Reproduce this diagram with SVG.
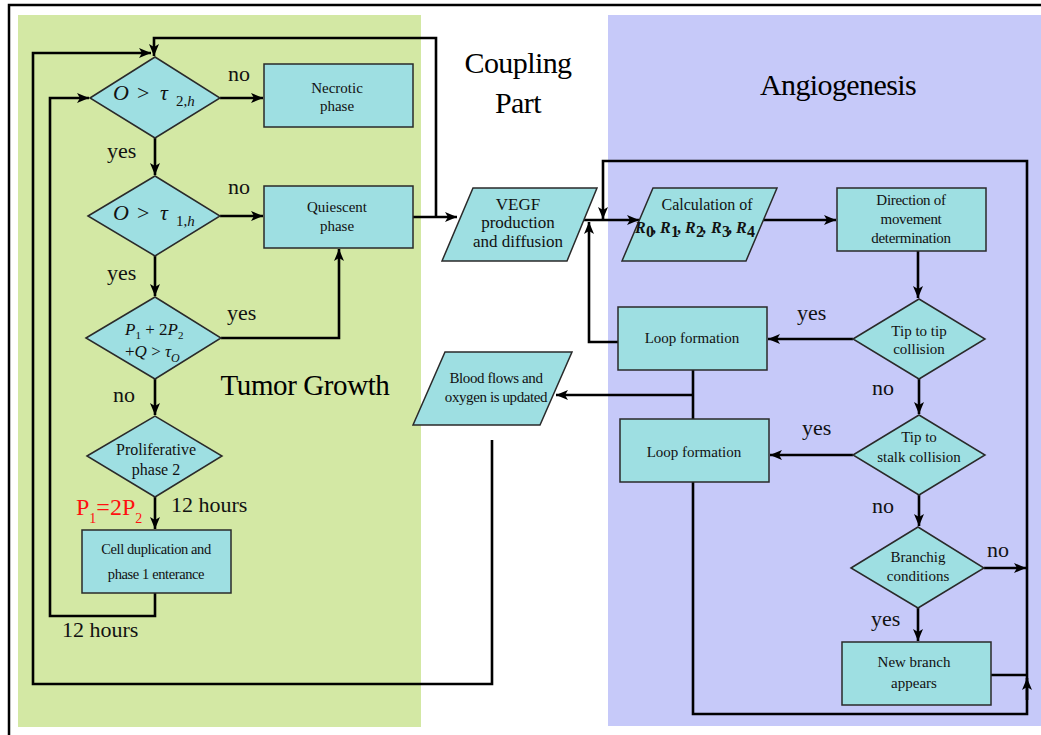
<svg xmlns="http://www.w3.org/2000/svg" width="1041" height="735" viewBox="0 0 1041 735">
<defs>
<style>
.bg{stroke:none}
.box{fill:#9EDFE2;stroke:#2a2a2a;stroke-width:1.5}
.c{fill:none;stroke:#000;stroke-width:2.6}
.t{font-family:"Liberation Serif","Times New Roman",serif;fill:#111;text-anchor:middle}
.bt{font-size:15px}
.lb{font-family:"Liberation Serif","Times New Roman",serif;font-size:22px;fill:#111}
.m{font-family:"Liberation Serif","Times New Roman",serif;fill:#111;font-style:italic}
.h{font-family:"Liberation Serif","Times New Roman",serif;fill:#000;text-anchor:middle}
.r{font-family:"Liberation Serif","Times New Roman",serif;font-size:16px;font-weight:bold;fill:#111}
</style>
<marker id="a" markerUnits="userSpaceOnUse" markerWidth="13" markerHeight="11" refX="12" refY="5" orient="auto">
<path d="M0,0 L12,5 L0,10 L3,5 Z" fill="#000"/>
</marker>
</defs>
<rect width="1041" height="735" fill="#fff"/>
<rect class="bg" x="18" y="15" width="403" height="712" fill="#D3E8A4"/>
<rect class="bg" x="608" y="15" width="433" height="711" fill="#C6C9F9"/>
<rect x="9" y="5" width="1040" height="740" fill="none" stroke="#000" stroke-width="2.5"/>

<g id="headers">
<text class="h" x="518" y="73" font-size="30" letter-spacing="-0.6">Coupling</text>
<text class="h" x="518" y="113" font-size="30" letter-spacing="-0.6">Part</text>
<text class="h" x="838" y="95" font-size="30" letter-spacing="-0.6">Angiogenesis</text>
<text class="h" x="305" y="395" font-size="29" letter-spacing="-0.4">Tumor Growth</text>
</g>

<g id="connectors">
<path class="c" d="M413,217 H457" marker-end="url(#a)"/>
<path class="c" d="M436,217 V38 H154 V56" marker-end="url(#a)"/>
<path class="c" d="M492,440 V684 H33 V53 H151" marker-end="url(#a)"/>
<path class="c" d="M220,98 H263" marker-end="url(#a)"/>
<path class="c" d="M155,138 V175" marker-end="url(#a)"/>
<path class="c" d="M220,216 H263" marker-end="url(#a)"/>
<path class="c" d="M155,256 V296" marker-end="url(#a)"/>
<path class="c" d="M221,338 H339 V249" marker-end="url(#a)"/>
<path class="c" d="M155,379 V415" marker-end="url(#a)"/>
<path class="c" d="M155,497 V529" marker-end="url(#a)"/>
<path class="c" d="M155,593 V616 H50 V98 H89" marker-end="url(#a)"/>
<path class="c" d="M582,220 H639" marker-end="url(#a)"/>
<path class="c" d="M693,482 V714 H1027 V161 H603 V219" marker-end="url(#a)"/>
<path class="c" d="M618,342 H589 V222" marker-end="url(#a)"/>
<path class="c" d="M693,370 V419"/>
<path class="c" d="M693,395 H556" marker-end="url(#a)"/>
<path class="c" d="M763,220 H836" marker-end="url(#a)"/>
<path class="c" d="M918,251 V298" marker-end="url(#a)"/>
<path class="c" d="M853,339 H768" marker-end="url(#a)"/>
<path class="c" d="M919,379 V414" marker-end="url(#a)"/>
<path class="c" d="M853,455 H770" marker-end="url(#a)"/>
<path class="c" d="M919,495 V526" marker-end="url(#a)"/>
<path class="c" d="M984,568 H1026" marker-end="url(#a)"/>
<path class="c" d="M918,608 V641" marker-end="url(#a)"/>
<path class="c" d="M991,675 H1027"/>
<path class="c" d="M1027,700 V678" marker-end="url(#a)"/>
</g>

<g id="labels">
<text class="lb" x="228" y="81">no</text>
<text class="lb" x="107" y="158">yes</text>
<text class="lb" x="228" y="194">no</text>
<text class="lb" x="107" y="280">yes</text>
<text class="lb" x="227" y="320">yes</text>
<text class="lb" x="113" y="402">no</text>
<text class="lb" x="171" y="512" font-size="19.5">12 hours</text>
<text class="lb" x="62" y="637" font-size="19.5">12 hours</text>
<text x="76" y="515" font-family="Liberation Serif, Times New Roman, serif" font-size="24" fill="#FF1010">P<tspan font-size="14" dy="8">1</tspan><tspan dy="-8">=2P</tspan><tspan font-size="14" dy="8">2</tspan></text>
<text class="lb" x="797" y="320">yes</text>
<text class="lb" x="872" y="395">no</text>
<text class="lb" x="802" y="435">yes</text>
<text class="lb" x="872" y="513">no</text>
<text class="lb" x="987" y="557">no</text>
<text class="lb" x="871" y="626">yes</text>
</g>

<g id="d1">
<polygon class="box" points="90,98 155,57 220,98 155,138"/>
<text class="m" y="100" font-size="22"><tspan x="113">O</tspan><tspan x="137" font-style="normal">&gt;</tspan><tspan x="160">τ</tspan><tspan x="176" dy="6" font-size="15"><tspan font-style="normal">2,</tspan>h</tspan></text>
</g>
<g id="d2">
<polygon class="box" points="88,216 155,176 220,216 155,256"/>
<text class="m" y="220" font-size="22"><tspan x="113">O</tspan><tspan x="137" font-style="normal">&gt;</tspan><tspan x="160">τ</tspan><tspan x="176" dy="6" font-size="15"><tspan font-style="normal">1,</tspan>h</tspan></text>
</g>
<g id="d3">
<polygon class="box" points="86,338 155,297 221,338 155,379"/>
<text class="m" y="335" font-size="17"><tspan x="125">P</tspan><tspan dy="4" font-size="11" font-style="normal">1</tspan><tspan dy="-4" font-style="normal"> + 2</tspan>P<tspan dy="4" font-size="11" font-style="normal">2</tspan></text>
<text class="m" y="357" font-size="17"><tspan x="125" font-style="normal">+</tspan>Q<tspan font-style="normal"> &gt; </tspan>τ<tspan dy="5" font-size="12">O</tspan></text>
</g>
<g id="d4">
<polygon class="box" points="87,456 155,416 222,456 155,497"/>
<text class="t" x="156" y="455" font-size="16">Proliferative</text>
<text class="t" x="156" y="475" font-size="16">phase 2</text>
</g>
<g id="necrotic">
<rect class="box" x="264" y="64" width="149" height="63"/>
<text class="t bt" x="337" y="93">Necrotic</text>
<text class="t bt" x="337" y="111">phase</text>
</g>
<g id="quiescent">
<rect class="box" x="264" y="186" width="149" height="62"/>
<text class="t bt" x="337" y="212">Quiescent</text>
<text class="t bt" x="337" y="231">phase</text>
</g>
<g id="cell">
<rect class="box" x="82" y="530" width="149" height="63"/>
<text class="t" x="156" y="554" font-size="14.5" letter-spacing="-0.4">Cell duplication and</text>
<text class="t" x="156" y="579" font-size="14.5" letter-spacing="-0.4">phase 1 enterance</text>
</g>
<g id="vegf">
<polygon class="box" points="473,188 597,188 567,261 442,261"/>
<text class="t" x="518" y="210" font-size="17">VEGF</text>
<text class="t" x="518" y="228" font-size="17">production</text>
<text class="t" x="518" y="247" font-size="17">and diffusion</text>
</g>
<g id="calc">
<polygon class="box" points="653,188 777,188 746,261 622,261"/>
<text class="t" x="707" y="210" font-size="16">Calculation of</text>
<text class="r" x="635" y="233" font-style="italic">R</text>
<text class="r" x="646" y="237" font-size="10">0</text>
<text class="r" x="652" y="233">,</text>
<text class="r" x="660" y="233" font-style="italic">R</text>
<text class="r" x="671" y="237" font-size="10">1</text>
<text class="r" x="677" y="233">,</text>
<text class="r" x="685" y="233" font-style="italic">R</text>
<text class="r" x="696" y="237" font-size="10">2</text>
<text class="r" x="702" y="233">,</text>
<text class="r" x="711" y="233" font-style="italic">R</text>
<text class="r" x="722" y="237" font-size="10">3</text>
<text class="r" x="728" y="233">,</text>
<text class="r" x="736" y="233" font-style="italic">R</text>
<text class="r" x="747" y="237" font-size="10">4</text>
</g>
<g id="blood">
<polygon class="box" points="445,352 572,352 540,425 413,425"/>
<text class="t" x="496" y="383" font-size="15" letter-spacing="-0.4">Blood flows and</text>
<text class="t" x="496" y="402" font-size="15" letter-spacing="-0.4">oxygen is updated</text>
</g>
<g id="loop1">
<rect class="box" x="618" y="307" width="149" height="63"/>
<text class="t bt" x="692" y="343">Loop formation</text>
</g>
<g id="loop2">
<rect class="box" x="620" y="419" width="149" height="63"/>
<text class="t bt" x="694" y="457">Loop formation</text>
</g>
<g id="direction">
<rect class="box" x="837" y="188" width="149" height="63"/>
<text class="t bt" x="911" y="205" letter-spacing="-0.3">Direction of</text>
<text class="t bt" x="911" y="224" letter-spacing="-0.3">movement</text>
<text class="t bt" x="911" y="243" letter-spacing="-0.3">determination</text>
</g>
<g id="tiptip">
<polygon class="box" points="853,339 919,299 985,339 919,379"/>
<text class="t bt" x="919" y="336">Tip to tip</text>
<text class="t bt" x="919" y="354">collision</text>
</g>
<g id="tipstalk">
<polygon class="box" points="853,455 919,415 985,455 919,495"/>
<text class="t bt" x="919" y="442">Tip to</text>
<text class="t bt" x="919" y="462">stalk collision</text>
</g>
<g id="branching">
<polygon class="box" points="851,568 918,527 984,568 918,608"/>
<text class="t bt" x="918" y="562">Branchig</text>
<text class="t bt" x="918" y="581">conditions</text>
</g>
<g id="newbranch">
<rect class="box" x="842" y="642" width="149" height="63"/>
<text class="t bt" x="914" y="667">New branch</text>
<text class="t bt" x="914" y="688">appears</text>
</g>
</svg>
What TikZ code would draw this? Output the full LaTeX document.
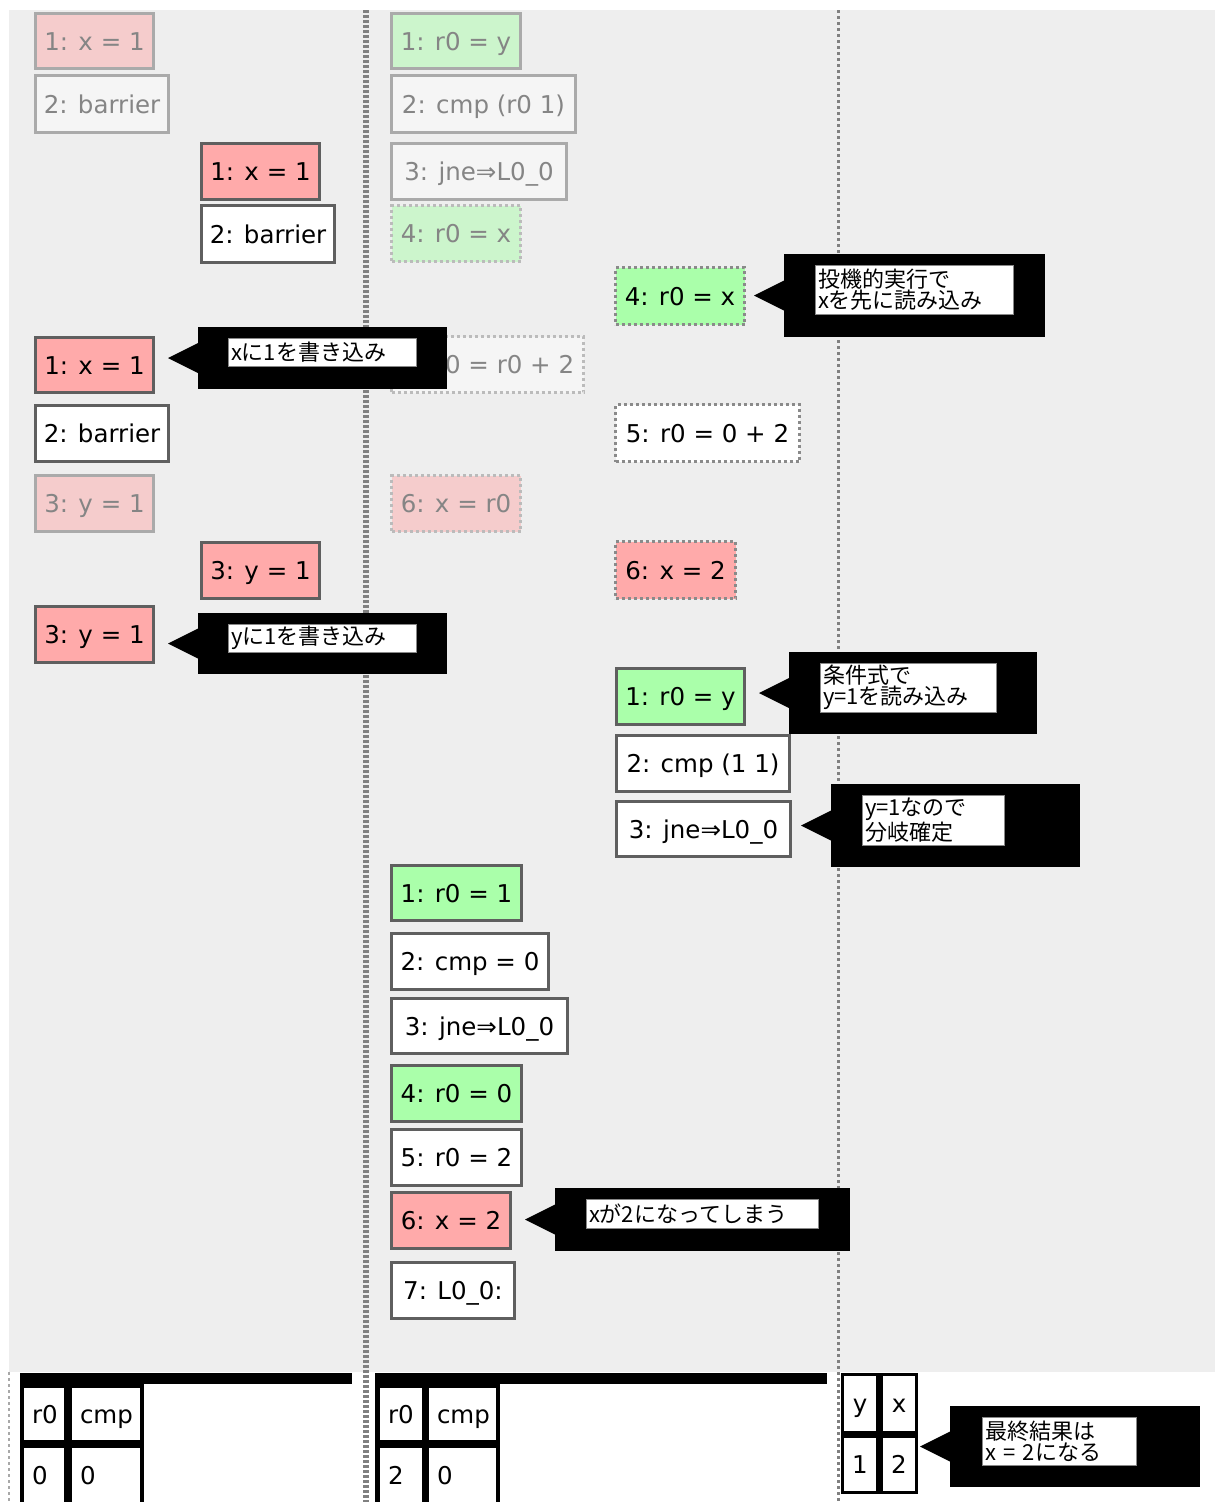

──────────────────────────────

Exercise goal -> Locate the word "this" in the data above. Copy every line carrying it.

Response ->
Reproduce this diagram with SVG.
What TikZ code would draw this? Output the full LaTeX document.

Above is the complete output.